The only serious challenge to the use of Romans 5:19 to disprove original sin is that such a use seems to run counter to Scriptural texts suggesting that there is something besides just being born that is necessary for salvation, namely faith. See, e.g., John 3:36 and Hebrews 11:6.
However, those who use Romans 5:19 to argue against the doctrine of original sin have an answer to that objection. They say that faith is a normative requirement rather than an absolute one. In other words, faith is normally a requirement for salvation for people who reach an age at which they can sin, but not a requirement for young children (or infants) who have not yet been given the capability of faith. God is long-suffering and not willing that any should perish (2 Peter 3:9). Would God allow infants to perish because they were not able to believe? Since the seventeenth century the predominant answer theologians have given to that question is, “Of course not.” Such an outcome (the punishment or annihilation of infants) would make the work of Adam stronger in effect than the work of Christ. That is certainly not the message Romans 5 is trying to convey!
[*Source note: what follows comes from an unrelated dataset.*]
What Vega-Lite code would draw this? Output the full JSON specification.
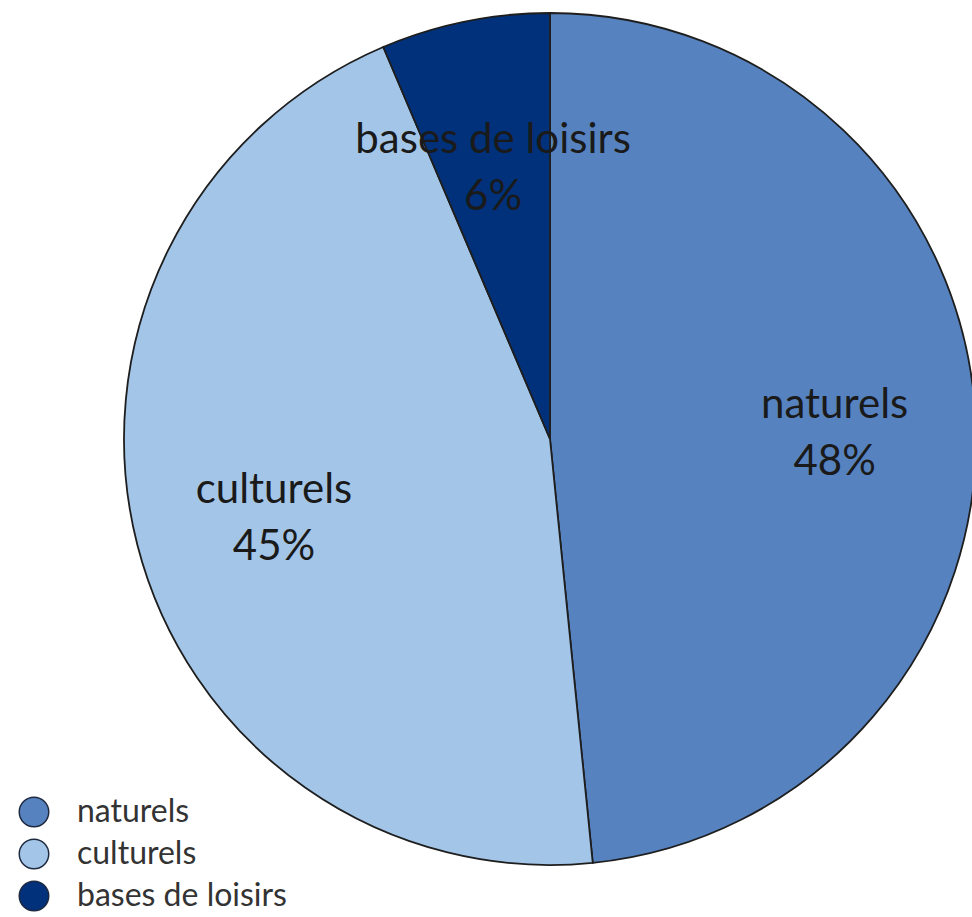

Infants are pure, innocent, and safe, whether baptized or unbaptized. Also, there is no limbo, so it’s really good that the Catholic Church has never officially declared that there is one. Suffice it to say that, when the term “limbo” was first used (by Pelagius, I believe, although RCC theologians and historians sometimes say otherwise), the word didn’t refer to a place of eternal existence – like heaven and hell, but was simply a name used for the unknown fate of infants. Under pressure to adopt the theory that infants were sent to hell, Pelagius said, “Where they are not, I know; where they are, I know not.” If the word “limbo” is going to be used today, it should be used the way Pelagius used it, simply to represent the unknown fate of souls.
Romans 5:19, Ephesians 2:1-3, and Psalms 58:2-3 clearly must be rejected as “proof texts” for the doctrine of original sin. Instead, the doctrine of original sin itself proves that the Church should have paid more attention to what Romans 5 says of the power of the work of Christ.